海外事業を成功させるポイント・・経営の現地化
海外事業を成功させるポイントは、いかに現地化を図るかにある。
企画・開発の現地化はもちろんのこと、地政学リスクの高まりを踏まえた地産地消、物流における脱炭素視点からの調達の現地化(現地調達)などが重要になっているが、それらを実現するためにも「人の現地化」が鍵となる。
先ずは出向者が現地を知る・・・出向者の現地化
先ず重要なのが、出向者がどれだけ現地事情を理解できているかだ。
その国の国民性、文化や宗教等への理解が無ければ、従業員の協力を得ることが難しいだけでなく、非常識扱いされ、大きなトラブルに発展することもある。
筆者が知るタイの事例だが、出向者が人事異動の説明で王様を引用して話しをした。説明の仕方の悪さもあり、これが不敬発言だとして従業員から残業拒否、さらにはストライキに入る事態にまで発展。この出向者を帰任させることで問題収拾を図らざるをえなくなった。タイの常識を知っていれば、このような事態は招かなかったはずだ。
先ずは、その国で仕事をさせていただく以上、その国の文化や宗教を知り、それを踏まえたオペレーションをしない限り、現地に根ざした経営はできないということだ。
出向者が赴任する前に、徹底して赴任国の文化・宗教・考え方、現地でよく発生している問題、さらには労働法をはじめとした遵守すべき法令など、現地事情を勉強させることが重要だ。すなわち、出向者の現地化を図ることだ。
経営の現地化推進の重要性
現地でオペレーションをする以上、現地事情がわかる人材の方が、現地に即した適切な判断や行動ができる。実際、災害にあった場合でも、現地事情がわからなければ適切な対応もできない。
営業活動一つも現地事情を知る人材の方が新規顧客の開拓も商談もうまくいくケースが多い。調達活動も同じだ。
すなわち、現地に即した適切な判断をするためには、経営の現地化が鍵と言える。
さらにコスト競争力という点でも現地化が重要だ。出向者には多大のコストがかかるからだ。
現地給のみならず、日本の国内給、住居費や送迎費用、国によっては車と共に運転手も雇う必要があり、日本での人件費よりはるかに高い負担になる。
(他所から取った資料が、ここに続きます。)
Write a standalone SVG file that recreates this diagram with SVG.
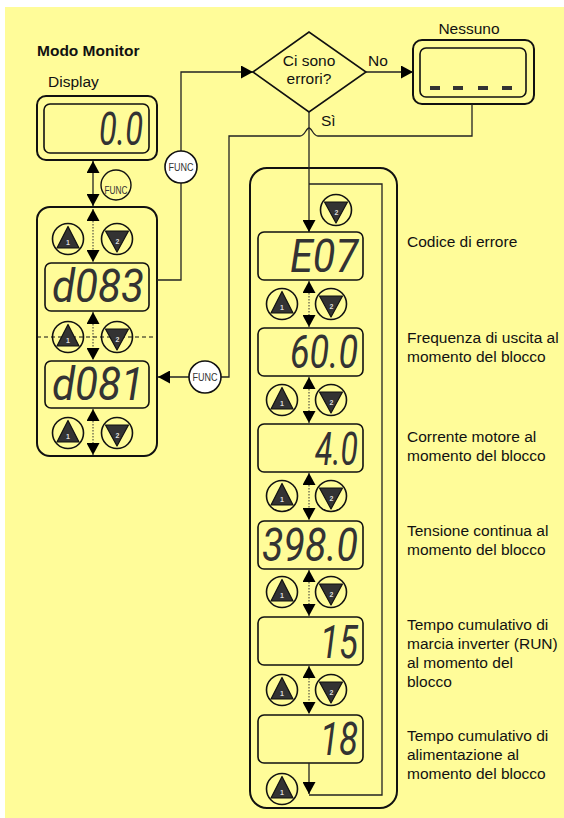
<svg xmlns="http://www.w3.org/2000/svg" width="564" height="818" viewBox="0 0 564 818">
<style>
.bg{fill:#FFFC99}
.lbl{font-family:"Liberation Sans",Arial,sans-serif;font-size:15.5px;fill:#111}
.ttl{font-family:"Liberation Sans",Arial,sans-serif;font-size:15.5px;font-weight:bold;fill:#111}
.box{fill:none;stroke:#111;stroke-width:2}
.scr{fill:none;stroke:#111;stroke-width:1.6}
.seg{font-family:Roboto,"Liberation Sans",Arial,sans-serif;font-style:italic;font-weight:400;font-size:47px;fill:#333;text-anchor:end}
.btn{fill:none;stroke:#111;stroke-width:1.6}
.tri{fill:#333;stroke:#111;stroke-width:1.2;stroke-linejoin:round}
.num{font-family:"Liberation Sans",Arial,sans-serif;font-size:7px;font-weight:bold;fill:#ddd;text-anchor:middle}
.con{fill:none;stroke:#222;stroke-width:1.3}
.dot{fill:none;stroke:#333;stroke-width:1;stroke-dasharray:1.5 1.5}
.dash{fill:none;stroke:#111;stroke-width:1;stroke-dasharray:4 3}
.fn{fill:#fff;stroke:#111;stroke-width:1.6}
.fns{fill:#FFFC99;stroke:#111;stroke-width:1.4}
.fnt{font-family:"Liberation Sans",Arial,sans-serif;font-size:10.5px;fill:#333;text-anchor:middle}
.dsh{fill:#333}
</style>
<defs>
<marker id="ah" viewBox="0 0 12 13" refX="12" refY="6.5" markerWidth="12" markerHeight="13" markerUnits="userSpaceOnUse" orient="auto-start-reverse">
<path d="M0,0 L12,6.5 L0,13 z" fill="#000"/>
</marker>
<g id="up">
<circle class="btn" cx="0" cy="0" r="15.5"/>
<polygon class="tri" points="0,-12.5 -11,9 11,9"/>
<text class="num" x="0" y="6">1</text>
</g>
<g id="dn">
<circle class="btn" cx="0" cy="0" r="15.5"/>
<polygon class="tri" points="-11.5,-8 11.5,-8 0,13"/>
<text class="num" x="0.5" y="5">2</text>
</g>
</defs>

<rect class="bg" x="5" y="7" width="559" height="811"/>

<g id="title">
<text class="ttl" x="37" y="56">Modo Monitor</text>
<text class="lbl" x="48" y="87">Display</text>
</g>

<g id="display">
<rect class="box" x="37" y="96" width="120" height="64" rx="9"/>
<rect class="scr" x="44" y="104" width="105" height="49" rx="6"/>
<text class="seg" x="143" y="145" textLength="44" lengthAdjust="spacingAndGlyphs">0.0</text>
</g>

<g id="left-panel">
<rect class="box" x="37" y="207" width="120" height="249" rx="13"/>
<line class="dash" x1="37" y1="337" x2="157" y2="337"/>
<rect class="scr" x="45" y="263" width="104" height="48" rx="6"/>
<text class="seg" x="144" y="302" textLength="92" lengthAdjust="spacingAndGlyphs">d083</text>
<rect class="scr" x="45" y="361" width="104" height="47" rx="6"/>
<text class="seg" x="144" y="400" textLength="92" lengthAdjust="spacingAndGlyphs">d081</text>
<use href="#up" x="68" y="239"/>
<use href="#dn" x="117" y="239"/>
<use href="#up" x="68" y="337"/>
<use href="#dn" x="117" y="337"/>
<use href="#up" x="68" y="433"/>
<use href="#dn" x="117" y="433"/>
<line class="dot" x1="93" y1="209" x2="93" y2="262" marker-start="url(#ah)" marker-end="url(#ah)"/>
<line class="dot" x1="93" y1="312" x2="93" y2="360" marker-start="url(#ah)" marker-end="url(#ah)"/>
<line class="dot" x1="93" y1="409" x2="93" y2="455" marker-start="url(#ah)" marker-end="url(#ah)"/>
</g>

<g id="decision">
<polygon class="scr" points="253,72 309,32 366,72 309,112"/>
<text class="lbl" x="309" y="66" text-anchor="middle">Ci sono</text>
<text class="lbl" x="309" y="83.5" text-anchor="middle">errori?</text>
</g>

<g id="nessuno">
<text class="lbl" x="469" y="34" text-anchor="middle">Nessuno</text>
<rect class="box" x="413" y="40" width="121" height="64" rx="9"/>
<rect class="scr" x="420" y="48" width="106" height="49" rx="6"/>
<rect class="dsh" x="430" y="86" width="10" height="4"/>
<rect class="dsh" x="453" y="86" width="10" height="4"/>
<rect class="dsh" x="478" y="86" width="10" height="4"/>
<rect class="dsh" x="502" y="86" width="10" height="4"/>
</g>

<g id="right-panel">
<rect class="box" x="250" y="168" width="147" height="640" rx="17"/>
<use href="#dn" x="336" y="210"/>
<rect class="scr" x="258" y="232" width="105" height="48" rx="6"/>
<text class="seg" x="358" y="272" textLength="68" lengthAdjust="spacingAndGlyphs">E07</text>
<rect class="scr" x="258" y="328" width="105" height="48" rx="6"/>
<text class="seg" x="358" y="368" textLength="68" lengthAdjust="spacingAndGlyphs">60.0</text>
<rect class="scr" x="258" y="424" width="105" height="48" rx="6"/>
<text class="seg" x="358" y="465" textLength="43" lengthAdjust="spacingAndGlyphs">4.0</text>
<rect class="scr" x="258" y="521" width="105" height="48" rx="6"/>
<text class="seg" x="358" y="561" textLength="96" lengthAdjust="spacingAndGlyphs">398.0</text>
<rect class="scr" x="258" y="617" width="105" height="48" rx="6"/>
<text class="seg" x="358" y="658" textLength="38" lengthAdjust="spacingAndGlyphs">15</text>
<rect class="scr" x="258" y="715" width="105" height="48" rx="6"/>
<text class="seg" x="358" y="755" textLength="38" lengthAdjust="spacingAndGlyphs">18</text>
<use href="#up" x="282" y="304"/>
<use href="#dn" x="331" y="304"/>
<use href="#up" x="282" y="400"/>
<use href="#dn" x="331" y="400"/>
<use href="#up" x="282" y="496"/>
<use href="#dn" x="331" y="496"/>
<use href="#up" x="282" y="592"/>
<use href="#dn" x="331" y="592"/>
<use href="#up" x="282" y="690"/>
<use href="#dn" x="331" y="690"/>
<use href="#up" x="282" y="789"/>
<line class="dot" x1="309" y1="281" x2="309" y2="327" marker-start="url(#ah)" marker-end="url(#ah)"/>
<line class="dot" x1="309" y1="377" x2="309" y2="423" marker-start="url(#ah)" marker-end="url(#ah)"/>
<line class="dot" x1="309" y1="473" x2="309" y2="520" marker-start="url(#ah)" marker-end="url(#ah)"/>
<line class="dot" x1="309" y1="570" x2="309" y2="616" marker-start="url(#ah)" marker-end="url(#ah)"/>
<line class="dot" x1="309" y1="666" x2="309" y2="714" marker-start="url(#ah)" marker-end="url(#ah)"/>
</g>

<g id="labels">
<text class="lbl" x="407" y="247">Codice di errore</text>
<text class="lbl" x="407" y="343">Frequenza di uscita al</text>
<text class="lbl" x="407" y="362">momento del blocco</text>
<text class="lbl" x="407" y="442">Corrente motore al</text>
<text class="lbl" x="407" y="461">momento del blocco</text>
<text class="lbl" x="407" y="536">Tensione continua al</text>
<text class="lbl" x="407" y="555">momento del blocco</text>
<text class="lbl" x="407" y="630">Tempo cumulativo di</text>
<text class="lbl" x="407" y="649">marcia inverter (RUN)</text>
<text class="lbl" x="407" y="668">al momento del</text>
<text class="lbl" x="407" y="687">blocco</text>
<text class="lbl" x="407" y="741">Tempo cumulativo di</text>
<text class="lbl" x="407" y="760">alimentazione al</text>
<text class="lbl" x="407" y="779">momento del blocco</text>
<text class="lbl" x="368" y="66">No</text>
<text class="lbl" x="321" y="125.5">Sì</text>
</g>

<g id="connectors">
<line class="con" x1="93" y1="161" x2="93" y2="206" marker-start="url(#ah)" marker-end="url(#ah)"/>
<path class="con" d="M157,280 H181 V72 H253" marker-end="url(#ah)"/>
<path class="con" d="M366,72 H413" marker-end="url(#ah)"/>
<path class="con" d="M309,112 V232" marker-end="url(#ah)"/>
<path class="con" d="M472,104 V136 H318 C313,136 312,128 309,128 C306,128 305,136 300,136 H229 V377 H158" marker-end="url(#ah)"/>
<path class="con" d="M309,795 H382 V184 H309"/>
<path class="con" d="M309,763 V794" marker-end="url(#ah)"/>
</g>

<g id="func-small">
<circle class="fns" cx="116" cy="185" r="15"/>
<text class="fnt" x="116" y="194" font-size="10" textLength="23" lengthAdjust="spacingAndGlyphs">FUNC</text>
</g>
<g id="func-top">
<circle class="fn" cx="181" cy="167" r="16"/>
<text class="fnt" x="181" y="171" textLength="25" lengthAdjust="spacingAndGlyphs">FUNC</text>
</g>
<g id="func-mid">
<circle class="fn" cx="205" cy="377" r="16"/>
<text class="fnt" x="205" y="381" textLength="25" lengthAdjust="spacingAndGlyphs">FUNC</text>
</g>
</svg>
さらに合算課税なので、これらは海外会社が負担しなければならない。
厳しい競争環境の中、コスト力の強化は必須だ。すなわち、経営の現地化はコスト面からも必要不可欠なのだ。
さらに、ローカル人材の経営幹部への登用は、ローカルメンバーのやる気につながり、離職を抑制することにもなる。
現地化計画の策定を
経営の現地化を実現するためには、出向者がいかにローカル人材の育成を図れるかが重要になる。
出向者の中には、経営数字だけしか意識せず、肝心の経営人材の育成を怠っている例は多い。経営人材の育成は出向者の責任であることをよく認識することが大切だ。
経営の現地化を図るためには、「現地化計画」を立て、キーとなる人材を計画的に育成していくことが重要だ。
計画的なローテーションや日本を含む他拠点での研修、また外部の研修、MBA教育を受けさせるといったことも有効だ。
日本からの出向者は3年~5年で交代することが多い。経営責任者が代わっても現地化計画が引き継がれるようにすることが重要であり、このためには、グローバル本社で現地化計画の進捗を管理する仕組みを作ることが有効だ。
日常の中での育成
ところで、出向経営責任者に経営人材育成の責任があるとは言え、人材育成だけに時間をとることは難しい。
そのような中で人材育成を図るには、日頃の経営推進の中で人材育成を意識した推進を図ることが有効だ。
例えば、毎月、月次の決算検討をする場は、「管理すべき経営数値は何か」「どの取り組みがどう経営数値に関係するか」を理解させる絶好の機会だ。「計画の利益、キャッシュを確保するための具体策を検討させる」などすることで、管理すべき経営数値と共に「何に取り組むことでキャッシュや利益を増やせるか」が理解できるようになる。
例えば、「なぜ計画以上に在庫が増えたのか」を質問すると共に、借入をしている中で在庫が増えれば、借入して調達したお金を在庫にしたことで、その分お金が減ると共に、金利まで支払って在庫を持っていることを理解させるなどだ。
キャッシュフロー経営を推進する上で、単に利益だけではなく、在庫削減の重要性、運転資金圧縮がなぜ必要かを理解させることもできる。
また、金利の話しから資本コストの考え方を理解させると共に、投資回収についての考え方についても理解させるなど、日常の決算検討や投資検討の場で、管理すべき経営数値や判断の仕方、また現場での取り組みと経営数値の関係を勉強させることはできる。
もっとも、出向責任者がこれら経営の基本を理解していないようでは、経営責任者は務まらないので、しっかりと経営を理解させて出向させる必要がある。